My favourite ’secret’: for Freya, writing is definitely an art rather than a science. She puts down whatever comes into her head and doesn’t worry about plot plans or card indexes. As she describes it, when her characters walk towards her and come into focus, they carry a suitcase containing everything she needs to know about them.
My favourite ‘home truth’: there is no right or wrong way to write! Freya hops from one tense to another and from one character’s head to another. It certainly works for her.
My favourite ‘love rules’: her characters choose their own romantic ending. If it makes them happy, like a benevolent parent she lets them get on with it - even if their partner isn’t the one she would have chosen for them.

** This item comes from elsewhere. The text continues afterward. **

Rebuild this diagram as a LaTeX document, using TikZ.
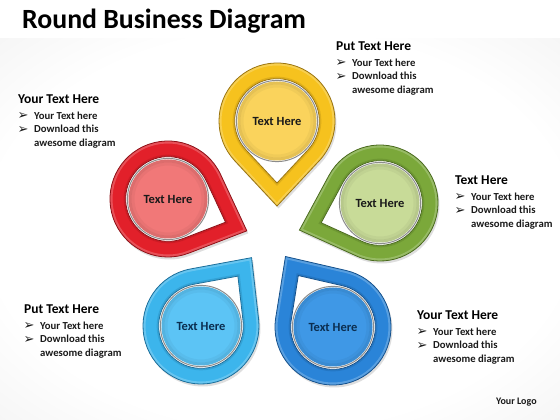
\documentclass[tikz,border=0pt]{standalone}
\usepackage{fontspec}
\setmainfont{Carlito}
\newfontfamily\dvfont{DejaVu Sans}
\definecolor{yring}{HTML}{F6C21E}
\definecolor{yedge}{HTML}{9A7410}
\definecolor{ydisc}{HTML}{FAD35C}
\definecolor{rring}{HTML}{E2202A}
\definecolor{redge}{HTML}{8E1016}
\definecolor{rdisc}{HTML}{F17878}
\definecolor{gring}{HTML}{7BA83A}
\definecolor{gedge}{HTML}{4A6A1E}
\definecolor{gdisc}{HTML}{C8DB98}
\definecolor{lring}{HTML}{3CB5EC}
\definecolor{ledge}{HTML}{1C6E9A}
\definecolor{ldisc}{HTML}{5CC4F5}
\definecolor{bring}{HTML}{2A84D8}
\definecolor{bedge}{HTML}{15518C}
\definecolor{bdisc}{HTML}{3F98E6}
\definecolor{darktxt}{HTML}{1A1A1A}
\definecolor{navytxt}{HTML}{0B2E50}
\pgfdeclareradialshading{bgshade}{\pgfpoint{0bp}{0bp}}{color(0bp)=(white); color(26bp)=(white); color(50bp)=(black!9); color(71bp)=(black!17)}
\tikzset{
  headtxt/.style={font=\bfseries\fontsize{13.5}{15}\selectfont, anchor=base west, inner sep=0pt, text=black},
  bultxt/.style={font=\bfseries\fontsize{10.7}{12}\selectfont, anchor=base west, inner sep=0pt, text=darktxt},
  arrtxt/.style={font=\dvfont\fontsize{13}{14}\selectfont, anchor=base west, inner sep=0pt, text=darktxt},
  disctxt/.style={font=\bfseries\fontsize{12.5}{14}\selectfont, inner sep=0pt},
  droppath/.style={insert path={(85*#1,0) -- (47:58*#1) arc[start angle=47,end angle=313,radius=58*#1] -- cycle}},
}
\newcommand\txtblock[4]{%
  \node[headtxt] (#1h) at (#2,#3) {#4};
  \node[arrtxt] (#1a1) at (#2-0.5,#3-16) {➢};
  \node[bultxt] (#1l1) at (#2+16,#3-15.5) {Your Text here};
  \node[arrtxt] (#1a2) at (#2-0.5,#3-29.5) {➢};
  \node[bultxt] (#1l2) at (#2+16,#3-29) {Download this};
  \node[bultxt] (#1l3) at (#2+16,#3-42.5) {awesome diagram};
}
\newcommand\dropshadow[3]{%
  \begin{scope}[shift={(#1+1.5,#2-2.5)},rotate=#3]
    \fill[black,opacity=0.13] [droppath=1];
  \end{scope}
}
\newcommand\dropshape[8]{%
  \begin{scope}[shift={(#2,#3)},rotate=#4]
    \fill[#5] [droppath=1];
    \begin{scope}
      \clip [droppath=1];
      \draw[white,opacity=0.22,line width=5] [droppath=1];
      \draw[#6,opacity=0.25,line width=4] [droppath=0.73];
    \end{scope}
    \draw[#6,line width=0.8] [droppath=1];
    \filldraw[fill=white,draw=#6,line width=0.8] [droppath=0.73];
  \end{scope}
  \fill[#7] (#2,#3) circle (39.5);
  \draw[#7!70!black,opacity=0.28,line width=3] (#2,#3) circle (38);
  \draw[#7!70!black,opacity=0.12,line width=3] (#2,#3) circle (35);
  \draw[black!45,line width=1] (#2,#3) circle (40.6);
  \node[disctxt,text=#8] (#1) at (#2,#3) {Text Here};
}
\begin{document}
\begin{tikzpicture}[x=1pt,y=1pt]
\useasboundingbox (0,0) rectangle (560,420);
\fill[white] (0,0) rectangle (560,420);
\shade[shading=bgshade] (0,0) rectangle (560,381);
% title
\node[font=\bfseries\fontsize{27.8}{30}\selectfont, anchor=base west, inner sep=0pt] (title) at (22,391) {Round Business Diagram};
% shadows
\dropshadow{277}{299}{-90}
\dropshadow{168}{221}{-22}
\dropshadow{380}{217}{198.6}
\dropshadow{201}{94}{53.5}
\dropshadow{333}{93}{124}
% drops
\dropshape{dy}{277}{299}{-90}{yring}{yedge}{ydisc}{darktxt}
\dropshape{dr}{168}{221}{-22}{rring}{redge}{rdisc}{darktxt}
\dropshape{dg}{380}{217}{198.6}{gring}{gedge}{gdisc}{darktxt}
\dropshape{dl}{201}{94}{53.5}{lring}{ledge}{ldisc}{navytxt}
\dropshape{db}{333}{93}{124}{bring}{bedge}{bdisc}{navytxt}
% text blocks
\txtblock{ta}{336}{369}{Put Text Here}
\txtblock{tb}{18}{316}{Your Text Here}
\txtblock{tc}{455}{235}{Text Here}
\txtblock{td}{24}{106}{Put Text Here}
\txtblock{te}{417}{100}{Your Text Here}
\node[font=\bfseries\fontsize{10}{12}\selectfont, anchor=base west, inner sep=0pt, text=darktxt] (logo) at (496,15) {Your Logo};
\end{tikzpicture}
\end{document}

And there was even a reference to chocolate! When Freya told us about her involvement in Girls’ Night In, a series of anthologies to raise money for War Child, she described them as a ’true box of chocolates’: some soft centres, some simply nutty, others hard or chewy. Yum!
All in all, a fascinating insight from a writer who took a slightly unorthodox route to publication and has achieved enormous success.